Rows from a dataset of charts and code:
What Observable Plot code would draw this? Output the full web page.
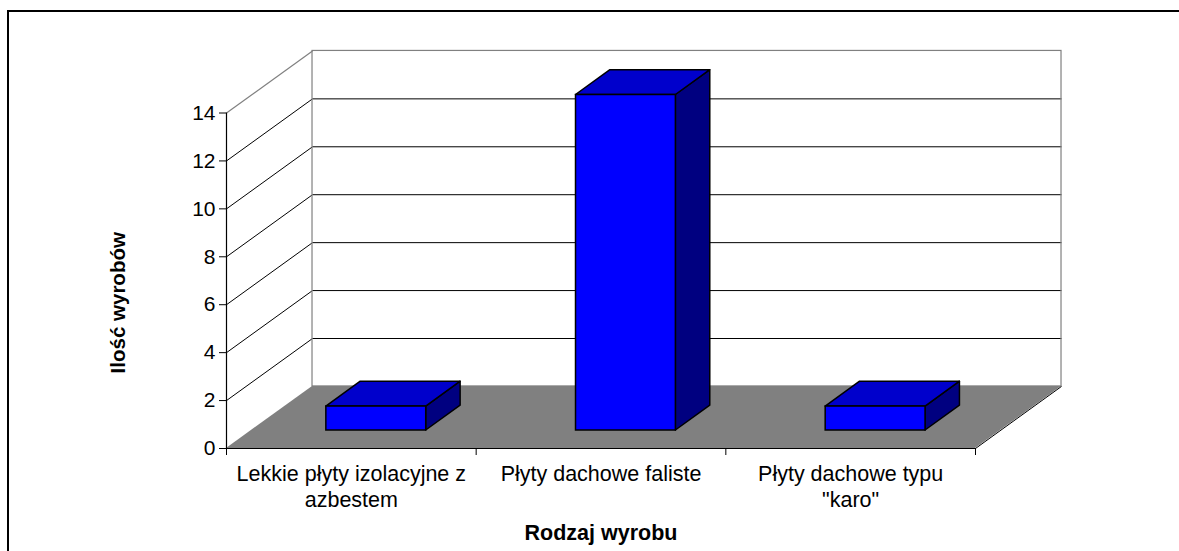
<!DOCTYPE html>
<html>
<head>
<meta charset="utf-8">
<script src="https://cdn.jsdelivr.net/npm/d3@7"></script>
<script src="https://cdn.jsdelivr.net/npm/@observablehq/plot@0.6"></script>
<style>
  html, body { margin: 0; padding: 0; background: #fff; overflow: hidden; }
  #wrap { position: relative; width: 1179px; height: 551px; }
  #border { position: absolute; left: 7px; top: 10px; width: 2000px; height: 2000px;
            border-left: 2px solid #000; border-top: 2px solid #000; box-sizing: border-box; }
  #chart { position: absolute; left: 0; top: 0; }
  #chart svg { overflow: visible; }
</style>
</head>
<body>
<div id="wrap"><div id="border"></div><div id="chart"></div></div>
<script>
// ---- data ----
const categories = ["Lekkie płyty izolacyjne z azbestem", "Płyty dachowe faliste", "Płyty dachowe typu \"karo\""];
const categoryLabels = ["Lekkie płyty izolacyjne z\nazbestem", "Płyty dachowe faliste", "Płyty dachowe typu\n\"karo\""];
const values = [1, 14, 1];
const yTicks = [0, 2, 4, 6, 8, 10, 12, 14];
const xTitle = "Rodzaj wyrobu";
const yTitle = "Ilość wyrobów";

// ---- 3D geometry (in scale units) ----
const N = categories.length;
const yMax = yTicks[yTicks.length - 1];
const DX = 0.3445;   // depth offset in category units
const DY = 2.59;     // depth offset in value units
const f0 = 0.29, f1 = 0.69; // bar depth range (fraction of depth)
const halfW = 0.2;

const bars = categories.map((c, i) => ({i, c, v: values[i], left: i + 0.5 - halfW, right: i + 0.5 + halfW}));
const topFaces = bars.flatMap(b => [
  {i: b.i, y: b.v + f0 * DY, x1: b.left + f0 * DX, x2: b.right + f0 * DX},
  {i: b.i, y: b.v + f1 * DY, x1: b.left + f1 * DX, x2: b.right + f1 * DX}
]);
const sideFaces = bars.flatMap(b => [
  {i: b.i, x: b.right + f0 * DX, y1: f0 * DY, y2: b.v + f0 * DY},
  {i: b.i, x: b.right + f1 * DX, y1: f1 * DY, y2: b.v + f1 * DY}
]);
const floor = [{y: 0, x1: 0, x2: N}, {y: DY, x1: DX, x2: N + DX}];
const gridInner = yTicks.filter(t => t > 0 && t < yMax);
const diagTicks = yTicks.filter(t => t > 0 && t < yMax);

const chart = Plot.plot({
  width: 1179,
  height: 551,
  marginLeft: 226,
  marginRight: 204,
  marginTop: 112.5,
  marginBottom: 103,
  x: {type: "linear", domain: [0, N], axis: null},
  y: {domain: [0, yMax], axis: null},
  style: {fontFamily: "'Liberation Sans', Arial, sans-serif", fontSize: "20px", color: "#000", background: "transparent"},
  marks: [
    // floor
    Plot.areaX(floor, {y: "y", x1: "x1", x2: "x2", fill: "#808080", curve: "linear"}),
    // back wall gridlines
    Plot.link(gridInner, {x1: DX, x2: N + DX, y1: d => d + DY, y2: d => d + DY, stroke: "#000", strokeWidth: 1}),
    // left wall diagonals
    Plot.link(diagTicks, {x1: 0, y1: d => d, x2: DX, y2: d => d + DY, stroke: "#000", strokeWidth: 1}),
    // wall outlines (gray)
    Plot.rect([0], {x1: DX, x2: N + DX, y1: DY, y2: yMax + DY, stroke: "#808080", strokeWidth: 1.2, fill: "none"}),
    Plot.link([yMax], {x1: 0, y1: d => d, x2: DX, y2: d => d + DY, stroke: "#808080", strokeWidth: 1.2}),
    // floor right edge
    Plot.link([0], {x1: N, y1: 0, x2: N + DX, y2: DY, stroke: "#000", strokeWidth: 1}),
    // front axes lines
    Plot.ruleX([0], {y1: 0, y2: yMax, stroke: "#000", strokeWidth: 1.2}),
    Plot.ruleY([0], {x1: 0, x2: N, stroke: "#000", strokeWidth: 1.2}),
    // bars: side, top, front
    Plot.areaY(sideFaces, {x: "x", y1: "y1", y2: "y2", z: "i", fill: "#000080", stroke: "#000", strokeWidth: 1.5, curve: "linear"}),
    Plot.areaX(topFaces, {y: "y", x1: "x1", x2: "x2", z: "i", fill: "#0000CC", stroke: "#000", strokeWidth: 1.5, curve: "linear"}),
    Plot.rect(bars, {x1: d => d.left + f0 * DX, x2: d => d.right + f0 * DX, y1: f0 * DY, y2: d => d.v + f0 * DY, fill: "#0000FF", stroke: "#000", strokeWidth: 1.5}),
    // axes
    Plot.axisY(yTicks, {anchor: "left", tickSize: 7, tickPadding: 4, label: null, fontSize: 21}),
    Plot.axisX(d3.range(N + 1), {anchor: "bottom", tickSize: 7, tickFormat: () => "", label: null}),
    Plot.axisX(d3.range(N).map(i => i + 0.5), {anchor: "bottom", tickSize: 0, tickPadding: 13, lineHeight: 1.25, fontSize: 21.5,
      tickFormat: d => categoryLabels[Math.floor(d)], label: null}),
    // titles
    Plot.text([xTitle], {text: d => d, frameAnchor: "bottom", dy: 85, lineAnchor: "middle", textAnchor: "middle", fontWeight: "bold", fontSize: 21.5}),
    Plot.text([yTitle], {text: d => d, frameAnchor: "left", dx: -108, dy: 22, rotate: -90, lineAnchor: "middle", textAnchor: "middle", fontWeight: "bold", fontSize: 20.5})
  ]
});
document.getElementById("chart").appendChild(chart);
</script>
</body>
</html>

...

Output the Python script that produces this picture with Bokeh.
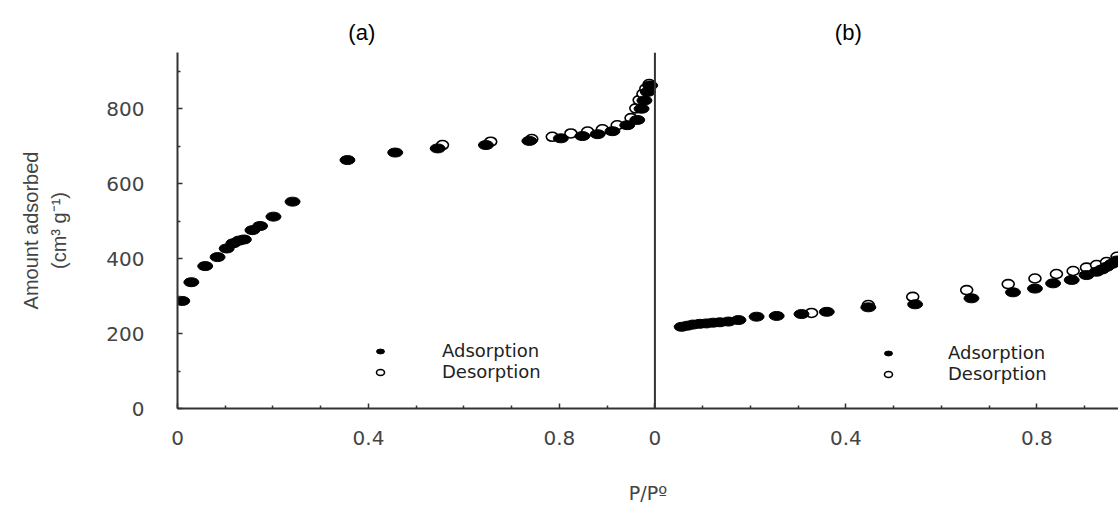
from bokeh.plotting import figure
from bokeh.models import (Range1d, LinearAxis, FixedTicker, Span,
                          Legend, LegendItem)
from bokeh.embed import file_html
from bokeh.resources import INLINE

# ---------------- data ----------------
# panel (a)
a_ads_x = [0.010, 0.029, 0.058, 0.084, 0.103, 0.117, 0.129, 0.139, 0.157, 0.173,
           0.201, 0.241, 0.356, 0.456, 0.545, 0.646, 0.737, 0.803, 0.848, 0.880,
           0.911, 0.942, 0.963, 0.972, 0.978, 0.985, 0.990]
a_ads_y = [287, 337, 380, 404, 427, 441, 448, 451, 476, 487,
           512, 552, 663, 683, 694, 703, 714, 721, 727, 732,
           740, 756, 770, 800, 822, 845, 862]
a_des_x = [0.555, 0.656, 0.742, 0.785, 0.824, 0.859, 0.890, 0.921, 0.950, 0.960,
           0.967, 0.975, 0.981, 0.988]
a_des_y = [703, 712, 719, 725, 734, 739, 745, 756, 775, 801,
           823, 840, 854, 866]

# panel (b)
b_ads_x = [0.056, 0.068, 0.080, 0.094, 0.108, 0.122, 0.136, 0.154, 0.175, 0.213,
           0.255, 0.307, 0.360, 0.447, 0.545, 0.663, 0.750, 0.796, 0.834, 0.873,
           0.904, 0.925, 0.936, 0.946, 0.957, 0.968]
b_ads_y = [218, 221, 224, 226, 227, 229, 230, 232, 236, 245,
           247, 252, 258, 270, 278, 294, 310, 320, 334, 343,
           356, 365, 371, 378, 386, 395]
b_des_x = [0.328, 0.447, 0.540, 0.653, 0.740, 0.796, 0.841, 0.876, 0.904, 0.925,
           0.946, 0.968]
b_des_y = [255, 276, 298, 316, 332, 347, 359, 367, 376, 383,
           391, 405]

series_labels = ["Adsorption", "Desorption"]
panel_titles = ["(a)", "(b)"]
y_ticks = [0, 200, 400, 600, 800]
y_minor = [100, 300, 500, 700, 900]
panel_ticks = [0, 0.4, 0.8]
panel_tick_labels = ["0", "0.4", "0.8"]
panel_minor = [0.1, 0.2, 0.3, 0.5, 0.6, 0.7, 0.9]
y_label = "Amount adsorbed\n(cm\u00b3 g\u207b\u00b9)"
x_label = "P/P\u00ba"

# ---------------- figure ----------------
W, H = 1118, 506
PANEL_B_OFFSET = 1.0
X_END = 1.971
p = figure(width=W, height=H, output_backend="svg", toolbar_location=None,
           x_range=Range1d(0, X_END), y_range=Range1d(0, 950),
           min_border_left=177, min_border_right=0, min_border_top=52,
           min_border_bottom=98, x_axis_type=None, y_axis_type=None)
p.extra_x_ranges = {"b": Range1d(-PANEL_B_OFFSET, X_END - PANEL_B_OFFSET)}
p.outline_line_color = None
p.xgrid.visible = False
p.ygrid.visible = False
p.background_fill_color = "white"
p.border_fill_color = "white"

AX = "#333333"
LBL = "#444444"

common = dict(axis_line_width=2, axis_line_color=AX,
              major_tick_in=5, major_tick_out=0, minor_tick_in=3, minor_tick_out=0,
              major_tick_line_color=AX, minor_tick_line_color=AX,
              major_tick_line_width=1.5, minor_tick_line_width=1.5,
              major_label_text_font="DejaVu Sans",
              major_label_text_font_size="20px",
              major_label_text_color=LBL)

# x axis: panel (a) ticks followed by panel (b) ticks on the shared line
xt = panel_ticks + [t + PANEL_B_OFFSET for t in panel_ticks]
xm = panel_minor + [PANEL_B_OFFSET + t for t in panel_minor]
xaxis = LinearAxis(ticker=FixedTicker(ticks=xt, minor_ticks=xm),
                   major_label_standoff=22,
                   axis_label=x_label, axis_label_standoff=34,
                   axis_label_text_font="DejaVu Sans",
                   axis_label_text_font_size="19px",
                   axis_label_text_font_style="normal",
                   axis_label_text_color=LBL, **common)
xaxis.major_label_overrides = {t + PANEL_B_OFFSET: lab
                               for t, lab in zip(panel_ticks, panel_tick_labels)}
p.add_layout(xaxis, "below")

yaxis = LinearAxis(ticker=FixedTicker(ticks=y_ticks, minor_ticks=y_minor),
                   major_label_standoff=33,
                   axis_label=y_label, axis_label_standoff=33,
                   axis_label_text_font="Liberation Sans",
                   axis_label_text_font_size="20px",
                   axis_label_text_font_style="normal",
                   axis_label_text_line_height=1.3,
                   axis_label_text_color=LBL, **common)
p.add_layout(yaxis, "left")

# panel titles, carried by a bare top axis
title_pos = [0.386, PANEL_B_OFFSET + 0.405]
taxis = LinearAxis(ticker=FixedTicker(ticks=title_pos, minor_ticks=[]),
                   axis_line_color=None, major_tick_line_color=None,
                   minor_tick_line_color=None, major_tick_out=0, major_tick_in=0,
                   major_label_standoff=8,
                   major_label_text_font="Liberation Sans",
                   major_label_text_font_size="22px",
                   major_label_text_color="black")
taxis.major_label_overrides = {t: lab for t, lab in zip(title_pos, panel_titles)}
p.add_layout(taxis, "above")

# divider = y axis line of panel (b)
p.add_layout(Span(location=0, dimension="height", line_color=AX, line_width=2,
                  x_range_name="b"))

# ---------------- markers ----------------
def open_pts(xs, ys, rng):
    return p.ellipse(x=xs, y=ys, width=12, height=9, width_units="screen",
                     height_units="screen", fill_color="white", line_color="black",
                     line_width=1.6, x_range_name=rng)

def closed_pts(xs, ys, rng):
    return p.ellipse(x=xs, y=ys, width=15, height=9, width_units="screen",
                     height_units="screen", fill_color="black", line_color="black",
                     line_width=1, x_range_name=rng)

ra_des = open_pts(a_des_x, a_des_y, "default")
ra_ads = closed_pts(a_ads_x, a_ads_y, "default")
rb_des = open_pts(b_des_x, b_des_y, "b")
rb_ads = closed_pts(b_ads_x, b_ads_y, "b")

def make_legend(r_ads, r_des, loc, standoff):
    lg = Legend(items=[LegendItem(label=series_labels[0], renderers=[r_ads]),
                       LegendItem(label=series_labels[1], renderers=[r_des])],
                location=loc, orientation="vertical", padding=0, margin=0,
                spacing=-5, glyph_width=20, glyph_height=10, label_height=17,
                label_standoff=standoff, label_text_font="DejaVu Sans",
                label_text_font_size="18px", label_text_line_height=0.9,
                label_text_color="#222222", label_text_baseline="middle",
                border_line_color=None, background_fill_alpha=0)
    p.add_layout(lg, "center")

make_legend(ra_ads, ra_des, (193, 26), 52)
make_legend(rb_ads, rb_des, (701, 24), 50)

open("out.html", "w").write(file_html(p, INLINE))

--

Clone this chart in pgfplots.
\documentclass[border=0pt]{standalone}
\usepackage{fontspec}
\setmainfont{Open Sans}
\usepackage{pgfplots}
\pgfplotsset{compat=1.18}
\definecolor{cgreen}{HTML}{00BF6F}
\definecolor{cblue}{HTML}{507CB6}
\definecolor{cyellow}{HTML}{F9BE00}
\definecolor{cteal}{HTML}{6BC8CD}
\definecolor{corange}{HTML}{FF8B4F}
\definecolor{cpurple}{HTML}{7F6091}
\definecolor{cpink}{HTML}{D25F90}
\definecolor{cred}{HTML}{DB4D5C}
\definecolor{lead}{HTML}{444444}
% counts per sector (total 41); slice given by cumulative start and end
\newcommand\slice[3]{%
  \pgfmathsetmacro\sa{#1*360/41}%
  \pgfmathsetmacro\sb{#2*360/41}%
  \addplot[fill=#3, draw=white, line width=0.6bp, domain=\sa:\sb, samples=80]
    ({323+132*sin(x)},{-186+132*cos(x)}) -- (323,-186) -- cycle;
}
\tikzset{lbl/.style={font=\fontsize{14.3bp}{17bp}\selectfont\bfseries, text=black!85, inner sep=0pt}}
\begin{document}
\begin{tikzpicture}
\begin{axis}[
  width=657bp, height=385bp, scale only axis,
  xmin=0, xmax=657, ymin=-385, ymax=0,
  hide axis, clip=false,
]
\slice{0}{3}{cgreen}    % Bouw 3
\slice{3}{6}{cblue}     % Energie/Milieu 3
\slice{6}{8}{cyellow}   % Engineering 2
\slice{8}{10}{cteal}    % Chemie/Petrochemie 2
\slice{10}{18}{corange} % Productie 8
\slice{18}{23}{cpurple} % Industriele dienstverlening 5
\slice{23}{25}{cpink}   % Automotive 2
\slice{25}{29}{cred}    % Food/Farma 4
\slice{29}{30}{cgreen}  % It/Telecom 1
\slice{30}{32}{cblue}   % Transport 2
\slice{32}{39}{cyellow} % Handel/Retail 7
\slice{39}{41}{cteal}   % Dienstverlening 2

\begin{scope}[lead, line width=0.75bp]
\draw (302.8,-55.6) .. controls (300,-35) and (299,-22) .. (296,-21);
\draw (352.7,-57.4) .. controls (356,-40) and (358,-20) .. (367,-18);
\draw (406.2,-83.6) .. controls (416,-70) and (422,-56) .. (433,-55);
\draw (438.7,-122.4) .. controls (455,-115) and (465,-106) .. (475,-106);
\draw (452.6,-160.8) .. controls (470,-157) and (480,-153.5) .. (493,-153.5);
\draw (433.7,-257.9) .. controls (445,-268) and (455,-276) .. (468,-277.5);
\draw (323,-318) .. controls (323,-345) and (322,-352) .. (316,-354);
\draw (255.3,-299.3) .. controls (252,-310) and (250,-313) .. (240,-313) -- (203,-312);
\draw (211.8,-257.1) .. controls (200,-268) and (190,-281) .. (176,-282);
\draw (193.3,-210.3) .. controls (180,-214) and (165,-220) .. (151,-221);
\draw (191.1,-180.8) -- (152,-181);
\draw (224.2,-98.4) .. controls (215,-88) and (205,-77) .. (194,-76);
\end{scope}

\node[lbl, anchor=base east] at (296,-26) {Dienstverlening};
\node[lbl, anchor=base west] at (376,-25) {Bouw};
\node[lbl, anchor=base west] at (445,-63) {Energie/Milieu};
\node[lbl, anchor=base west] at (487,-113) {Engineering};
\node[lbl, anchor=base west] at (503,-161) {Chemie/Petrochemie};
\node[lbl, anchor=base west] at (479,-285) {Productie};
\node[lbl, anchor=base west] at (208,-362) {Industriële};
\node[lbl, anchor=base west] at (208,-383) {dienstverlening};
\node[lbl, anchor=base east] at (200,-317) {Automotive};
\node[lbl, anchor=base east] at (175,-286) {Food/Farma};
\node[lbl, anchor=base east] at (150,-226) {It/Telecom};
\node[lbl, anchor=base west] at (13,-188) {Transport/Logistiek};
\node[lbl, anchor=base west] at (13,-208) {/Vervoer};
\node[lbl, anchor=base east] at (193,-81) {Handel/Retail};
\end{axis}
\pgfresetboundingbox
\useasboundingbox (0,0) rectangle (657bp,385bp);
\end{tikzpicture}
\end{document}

Work to be completed: From the records above, copy exactly the stretch from the line holding "Output the Python" through the line holding "823, 840, 854, 866]", both ends included, without the pictures.

Result for this exercise:
Output the Python script that produces this picture with Bokeh.
from bokeh.plotting import figure
from bokeh.models import (Range1d, LinearAxis, FixedTicker, Span,
                          Legend, LegendItem)
from bokeh.embed import file_html
from bokeh.resources import INLINE

# ---------------- data ----------------
# panel (a)
a_ads_x = [0.010, 0.029, 0.058, 0.084, 0.103, 0.117, 0.129, 0.139, 0.157, 0.173,
           0.201, 0.241, 0.356, 0.456, 0.545, 0.646, 0.737, 0.803, 0.848, 0.880,
           0.911, 0.942, 0.963, 0.972, 0.978, 0.985, 0.990]
a_ads_y = [287, 337, 380, 404, 427, 441, 448, 451, 476, 487,
           512, 552, 663, 683, 694, 703, 714, 721, 727, 732,
           740, 756, 770, 800, 822, 845, 862]
a_des_x = [0.555, 0.656, 0.742, 0.785, 0.824, 0.859, 0.890, 0.921, 0.950, 0.960,
           0.967, 0.975, 0.981, 0.988]
a_des_y = [703, 712, 719, 725, 734, 739, 745, 756, 775, 801,
           823, 840, 854, 866]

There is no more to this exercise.